Supplemental oxygen therapy should be available in the rehabilitation setting for those patients with hypoxemia during exercise. Interestingly, supplemental oxygen allows for higher levels of exercise training in COPD patients who do not have significant desaturation. (3,75-76) The mechanisms underlying this benefit are not clear but might involve decreased dyspnea from decreased carotid body stimulation, allowing for a slower respiratory rate and longer expiratory time, thereby decreasing dynamic hyperinflation. Reduced pulmonary vascular resistance may also be important.
Previously unrecognized exercise-induced oxygen desaturation should be reported to the patient’s physician so that consideration can be given to initiate a home oxygen prescription.

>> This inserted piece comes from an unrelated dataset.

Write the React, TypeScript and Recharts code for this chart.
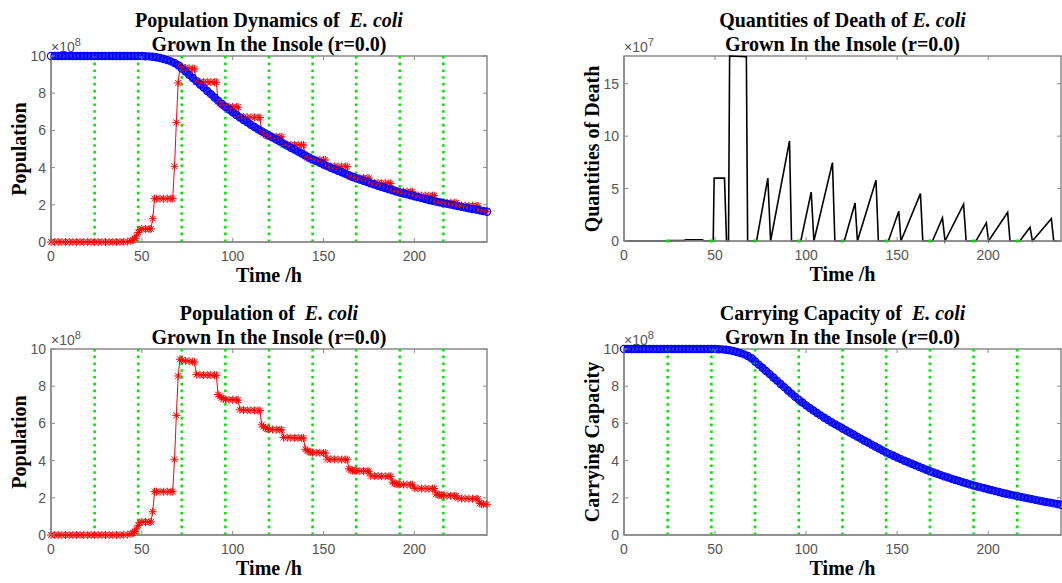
import React from "react";
import { ComposedChart, Line, XAxis, YAxis, ReferenceLine, ReferenceArea, Scatter } from "recharts";

// axis ticks and day marks (hours)
const timeTicks = [0, 50, 100, 150, 200];
const popTicks = [0, 2, 4, 6, 8, 10];
const deathTicks = [0, 5, 10, 15];
const dayMarks = [24, 48, 72, 96, 120, 144, 168, 192, 216];

// population of E. coli, x1e8
const popTime = [
  0, 2, 4, 6, 8, 10, 12, 14, 16, 18, 20, 22, 24, 26, 28, 30, 32, 34, 36, 38,
  40, 42, 44, 45, 46, 47, 48, 49,
  50, 52, 54, 55, 56, 57,
  58, 60, 62, 64, 66, 67,
  68, 69, 70, 71,
  72, 74, 76, 78, 79,
  80, 82, 84, 86, 88, 90, 91,
  92, 93, 94, 95,
  96, 98, 100, 102, 103,
  104, 106, 108, 110, 112, 114, 115,
  116, 117, 118, 119,
  120, 122, 124, 126, 127,
  128, 130, 132, 134, 136, 138, 139,
  140, 141, 142, 143,
  144, 146, 148, 150, 151,
  152, 154, 156, 158, 160, 162, 163,
  164, 165, 166, 167,
  168, 170, 172, 174, 175,
  176, 178, 180, 182, 184, 186, 187,
  188, 189, 190, 191,
  192, 194, 196, 198, 199,
  200, 202, 204, 206, 208, 210, 211,
  212, 213, 214, 215,
  216, 218, 220, 222, 223,
  224, 226, 228, 230, 232, 234, 235,
  236, 237, 238, 240,
];
const popValue = [
  0, 0, 0, 0, 0, 0, 0, 0, 0, 0, 0, 0, 0, 0, 0, 0, 0, 0, 0, 0,
  0.01, 0.02, 0.06, 0.1, 0.18, 0.32, 0.52, 0.66,
  0.7, 0.7, 0.7, 0.7, 1.25, 2.33,
  2.33, 2.33, 2.33, 2.33, 2.33, 2.33,
  4.07, 6.43, 8.55, 9.45,
  9.4, 9.36, 9.34, 9.32, 9.3,
  8.62, 8.61, 8.6, 8.6, 8.6, 8.59, 8.59,
  7.55, 7.45, 7.38, 7.32,
  7.28, 7.27, 7.27, 7.26, 7.25,
  6.73, 6.72, 6.71, 6.7, 6.7, 6.69, 6.69,
  5.92, 5.82, 5.76, 5.71,
  5.68, 5.67, 5.66, 5.66, 5.65,
  5.24, 5.23, 5.23, 5.22, 5.22, 5.21, 5.21,
  4.61, 4.53, 4.48, 4.45,
  4.43, 4.42, 4.42, 4.41, 4.41,
  4.08, 4.07, 4.07, 4.06, 4.06, 4.06, 4.05,
  3.56, 3.5, 3.47, 3.46,
  3.45, 3.44, 3.44, 3.43, 3.43,
  3.18, 3.17, 3.17, 3.16, 3.16, 3.16, 3.15,
  2.84, 2.78, 2.75, 2.73,
  2.72, 2.71, 2.71, 2.7, 2.7,
  2.51, 2.5, 2.5, 2.5, 2.49, 2.49, 2.49,
  2.21, 2.16, 2.14, 2.13,
  2.12, 2.11, 2.11, 2.1, 2.1,
  1.97, 1.96, 1.96, 1.95, 1.95, 1.95, 1.94,
  1.7, 1.67, 1.66, 1.65,
];

// carrying capacity, x1e8
const capTime = [
  0, 2, 4, 6, 8, 10, 12, 14, 16, 18, 20, 22, 24, 26, 28, 30, 32, 34, 36, 38, 40,
  42, 44, 46, 48, 50, 52, 54, 56, 58, 60, 62, 64, 66, 68, 70, 72, 74, 76, 78, 80,
  82, 84, 86, 88, 90, 92, 94, 96, 98, 100, 102, 104, 106, 108, 110, 112, 114, 116, 118, 120,
  122, 124, 126, 128, 130, 132, 134, 136, 138, 140, 142, 144, 146, 148, 150, 152, 154, 156, 158, 160,
  162, 164, 166, 168, 170, 172, 174, 176, 178, 180, 182, 184, 186, 188, 190, 192, 194, 196, 198, 200,
  202, 204, 206, 208, 210, 212, 214, 216, 218, 220, 222, 224, 226, 228, 230, 232, 234, 236, 238, 240,
];
const capValue = [
  10, 10, 10, 10, 10, 10, 10, 10, 10, 10, 10, 10, 10, 10, 10, 10, 10, 10, 10, 10, 10,
  10, 10, 10, 10, 10, 9.99, 9.98, 9.96, 9.93, 9.89, 9.84, 9.78, 9.71, 9.62, 9.5, 9.33, 9.16, 8.99, 8.82, 8.65,
  8.47, 8.3, 8.12, 7.95, 7.77, 7.6, 7.43, 7.27, 7.12, 6.97, 6.83, 6.69, 6.56, 6.43, 6.3, 6.18, 6.06, 5.95, 5.84, 5.73,
  5.62, 5.51, 5.4, 5.29, 5.18, 5.07, 4.97, 4.86, 4.76, 4.65, 4.55, 4.44, 4.35, 4.26, 4.17, 4.08, 3.99, 3.91, 3.83, 3.75,
  3.67, 3.59, 3.51, 3.43, 3.36, 3.29, 3.22, 3.15, 3.09, 3.02, 2.96, 2.9, 2.84, 2.78, 2.72, 2.66, 2.61, 2.56, 2.51, 2.46,
  2.41, 2.36, 2.31, 2.26, 2.22, 2.17, 2.13, 2.09, 2.05, 2.01, 1.97, 1.93, 1.89, 1.85, 1.81, 1.77, 1.74, 1.7, 1.67, 1.63,
];

// quantities of death, x1e7
const deathTime = [
  0, 24, 25, 33, 34, 43, 44, 49, 49.5, 55.2,
  56.3, 57.4, 58, 67.2, 67.9, 72.8, 79, 80.5, 90.9, 92,
  97.1, 102.8, 104.3, 114.5, 115.8, 121, 126.9, 128.2, 138.4, 139.7,
  145.2, 150.9, 152.1, 162.8, 164.1, 169.4, 174.9, 176.3, 186.5, 187.9,
  193.3, 199, 200.2, 210.7, 212, 217.4, 223, 224.3, 234.7, 236,
  240,
];
const deathValue = [
  0, 0, 0.04, 0.04, 0.12, 0.12, 0, 0, 6, 6,
  0, 0, 17.65, 17.58, 0, 0, 6, 0, 9.55, 0,
  0, 4.67, 0, 7.48, 0, 0, 3.62, 0, 5.8, 0,
  0, 2.83, 0, 4.52, 0, 0, 2.2, 0, 3.5, 0,
  0, 1.72, 0, 2.73, 0, 0, 1.32, 0, 2.12, 0,
  0,
];

const popRows = popTime.map((t, i) => ({ t, v: popValue[i] }));
const capRows = capTime.map((t, i) => ({ t, v: capValue[i] }));
const deathRows = deathTime.map((t, i) => ({ t, v: deathValue[i] }));
const dayRows = dayMarks.map((t) => ({ t, v: 0 }));

const AXIS = "#8a8a8a";
const TICK = "#555555";
const GREEN = "#00e600";
const SANS = '"Liberation Sans", Arial, sans-serif';
const SERIF = '"Liberation Serif", "Times New Roman", serif';

type Box = { left: number; top: number; w: number; h: number };

const boxes: Record<string, Box> = {
  tl: { left: 51, top: 56, w: 436, h: 186 },
  tr: { left: 624, top: 56, w: 437, h: 185 },
  bl: { left: 51, top: 349, w: 436, h: 186 },
  br: { left: 624, top: 349, w: 437, h: 186 },
};

function XTick(props: any) {
  const { x, y, payload, plotH } = props;
  return (
    <g>
      <line x1={x} x2={x} y1={y} y2={y - 4} stroke={AXIS} />
      <line x1={x} x2={x} y1={y - plotH} y2={y - plotH + 4} stroke={AXIS} />
      <text x={x} y={y + 18.5} textAnchor="middle" fontSize={14} fill={TICK} fontFamily={SANS}>
        {payload.value}
      </text>
    </g>
  );
}

function YTick(props: any) {
  const { x, y, payload, plotW } = props;
  return (
    <g>
      <line x1={x} x2={x + 4} y1={y} y2={y} stroke={AXIS} />
      <line x1={x + plotW} x2={x + plotW - 4} y1={y} y2={y} stroke={AXIS} />
      <text x={x - 5} y={y + 5} textAnchor="end" fontSize={14} fill={TICK} fontFamily={SANS}>
        {payload.value}
      </text>
    </g>
  );
}

function asteriskDot(p: any) {
  const { cx, cy, index } = p;
  if (cx == null || cy == null) return <g key={index} />;
  const a = 4;
  const d = 2.9;
  return (
    <g key={index} stroke="#ff0000" strokeWidth={1}>
      <line x1={cx - a} x2={cx + a} y1={cy} y2={cy} />
      <line x1={cx} x2={cx} y1={cy - a} y2={cy + a} />
      <line x1={cx - d} x2={cx + d} y1={cy - d} y2={cy + d} />
      <line x1={cx - d} x2={cx + d} y1={cy + d} y2={cy - d} />
    </g>
  );
}

function circleDot(p: any) {
  const { cx, cy, index } = p;
  if (cx == null || cy == null) return <g key={index} />;
  return <circle key={index} cx={cx} cy={cy} r={3.6} fill="none" stroke="#0000ff" strokeWidth={1.2} />;
}

function Panel({ box, yMax, yTicks, children }: { box: Box; yMax: number; yTicks: number[]; children: React.ReactNode }) {
  const ml = 50;
  const mt = 10;
  const mr = 12;
  const xh = 30;
  return (
    <div style={{ position: "absolute", left: box.left - ml, top: box.top - mt }}>
      <ComposedChart
        width={box.w + ml + mr}
        height={box.h + mt + xh}
        margin={{ top: mt, right: mr, left: 0, bottom: 0 }}
      >
        <XAxis
          type="number"
          dataKey="t"
          domain={[0, 240]}
          ticks={timeTicks}
          interval={0}
          height={xh}
          tickLine={false}
          tickSize={0}
          tickMargin={0}
          axisLine={{ stroke: AXIS, strokeWidth: 1.5 }}
          tick={(p: any) => <XTick {...p} plotH={box.h} />}
        />
        <YAxis
          type="number"
          domain={[0, yMax]}
          ticks={yTicks}
          interval={0}
          width={ml}
          tickLine={false}
          tickSize={0}
          tickMargin={0}
          axisLine={{ stroke: AXIS, strokeWidth: 1.5 }}
          tick={(p: any) => <YTick {...p} plotW={box.w} />}
        />
        <ReferenceArea x1={0} x2={240} y1={0} y2={yMax} fill="none" stroke={AXIS} strokeWidth={1.5} />
        {children}
      </ComposedChart>
    </div>
  );
}

function Title({ box, first, second }: { box: Box; first: string; second: string }) {
  return (
    <div
      style={{
        position: "absolute",
        left: box.left + box.w / 2,
        top: box.top - 48,
        transform: "translateX(-50%)",
        textAlign: "center",
        whiteSpace: "pre",
        fontFamily: SERIF,
        fontWeight: "bold",
        fontSize: 20,
        lineHeight: "24px",
        color: "#000",
      }}
    >
      <div>
        {first}
        <i>E. coli</i>
      </div>
      <div>{second}</div>
    </div>
  );
}

function XLabel({ box }: { box: Box }) {
  return (
    <div
      style={{
        position: "absolute",
        left: box.left + box.w / 2,
        top: box.top + box.h + 21,
        transform: "translateX(-50%)",
        whiteSpace: "pre",
        fontFamily: SERIF,
        fontWeight: "bold",
        fontSize: 20,
        lineHeight: "24px",
      }}
    >
      Time /h
    </div>
  );
}

function YLabel({ box, text, cx }: { box: Box; text: string; cx: number }) {
  return (
    <div
      style={{
        position: "absolute",
        left: cx,
        top: box.top + box.h / 2,
        transform: "translate(-50%, -50%) rotate(-90deg)",
        whiteSpace: "pre",
        fontFamily: SERIF,
        fontWeight: "bold",
        fontSize: 20,
        lineHeight: "24px",
      }}
    >
      {text}
    </div>
  );
}

function Exponent({ box, power }: { box: Box; power: string }) {
  return (
    <div
      style={{
        position: "absolute",
        left: box.left,
        top: box.top - 17,
        fontFamily: SANS,
        fontSize: 14,
        lineHeight: "16px",
        color: TICK,
        whiteSpace: "pre",
      }}
    >
      ×10<span style={{ fontSize: 11, position: "relative", top: -6 }}>{power}</span>
    </div>
  );
}

const dayLines = dayMarks.map((d) => (
  <ReferenceLine key={"d" + d} x={d} stroke={GREEN} strokeWidth={2.6} strokeDasharray="2.6 4.2" />
));

export default function App() {
  const { tl, tr, bl, br } = boxes;
  return (
    <div
      style={{
        position: "absolute",
        left: 0,
        top: 0,
        width: 1062,
        height: 583,
        overflow: "hidden",
        background: "#fff",
      }}
    >
      {/* population dynamics */}
      <Panel box={tl} yMax={10} yTicks={popTicks}>
        <Line data={popRows} dataKey="v" type="linear" stroke="#ff0000" strokeWidth={1} dot={asteriskDot} isAnimationActive={false} />
        <Line data={capRows} dataKey="v" type="linear" stroke="#2a2af0" strokeWidth={6.5} dot={circleDot} isAnimationActive={false} />
        {dayLines}
      </Panel>
      <Title box={tl} first={"Population Dynamics of  "} second="Grown In the Insole (r=0.0)" />
      <XLabel box={tl} />
      <YLabel box={tl} text="Population" cx={19} />
      <Exponent box={tl} power="8" />

      {/* quantities of death */}
      <Panel box={tr} yMax={17.65} yTicks={deathTicks}>
        <Line data={deathRows} dataKey="v" type="linear" stroke="#000" strokeWidth={1.6} dot={false} isAnimationActive={false} />
        <Scatter
          data={dayRows}
          dataKey="v"
          isAnimationActive={false}
          shape={(p: any) => <rect x={p.cx - 1.5} y={p.cy - 1.5} width={3} height={3} fill={GREEN} />}
        />
      </Panel>
      <Title box={tr} first={"Quantities of Death of "} second="Grown In the Insole (r=0.0)" />
      <XLabel box={tr} />
      <YLabel box={tr} text="Quantities of Death" cx={592} />
      <Exponent box={tr} power="7" />

      {/* population */}
      <Panel box={bl} yMax={10} yTicks={popTicks}>
        <Line data={popRows} dataKey="v" type="linear" stroke="#ff0000" strokeWidth={1} dot={asteriskDot} isAnimationActive={false} />
        {dayLines}
      </Panel>
      <Title box={bl} first={"Population of  "} second="Grown In the Insole (r=0.0)" />
      <XLabel box={bl} />
      <YLabel box={bl} text="Population" cx={19} />
      <Exponent box={bl} power="8" />

      {/* carrying capacity */}
      <Panel box={br} yMax={10} yTicks={popTicks}>
        <Line data={capRows} dataKey="v" type="linear" stroke="#2a2af0" strokeWidth={6.5} dot={circleDot} isAnimationActive={false} />
        {dayLines}
      </Panel>
      <Title box={br} first={"Carrying Capacity of  "} second="Grown In the Insole (r=0.0)" />
      <XLabel box={br} />
      <YLabel box={br} text="Carrying Capacity" cx={592} />
      <Exponent box={br} power="8" />
    </div>
  );
}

Pulse delivery of oxygen via electronic demand device may not provide adequate oxygen saturation for some patients during activity. Instead, continuous flow delivery of oxygen may be required, particularly in the patient with fibrotic lung disease. Patients should ultimately be tested during the maximal intensity level exercise they may undertake when at home, using the type of portable oxygen system they will use outside the program. The adequacy of the patient’s oxygen system, and recommendations, should be reported to the patient’s physician.
It is important to optimize bronchodilator and other pharmacological therapy before and during an exercise program. This includes assuring not only that maintenance bronchodilators are taken but also that short-acting bronchodilators are taken, when indicated, before initiating exercise. (3) Optimization of respiratory status allows for exercise training at higher intensities in patients with dyspnea limitation. Bronchodilators should also be part of any emergency cart in the exercise area.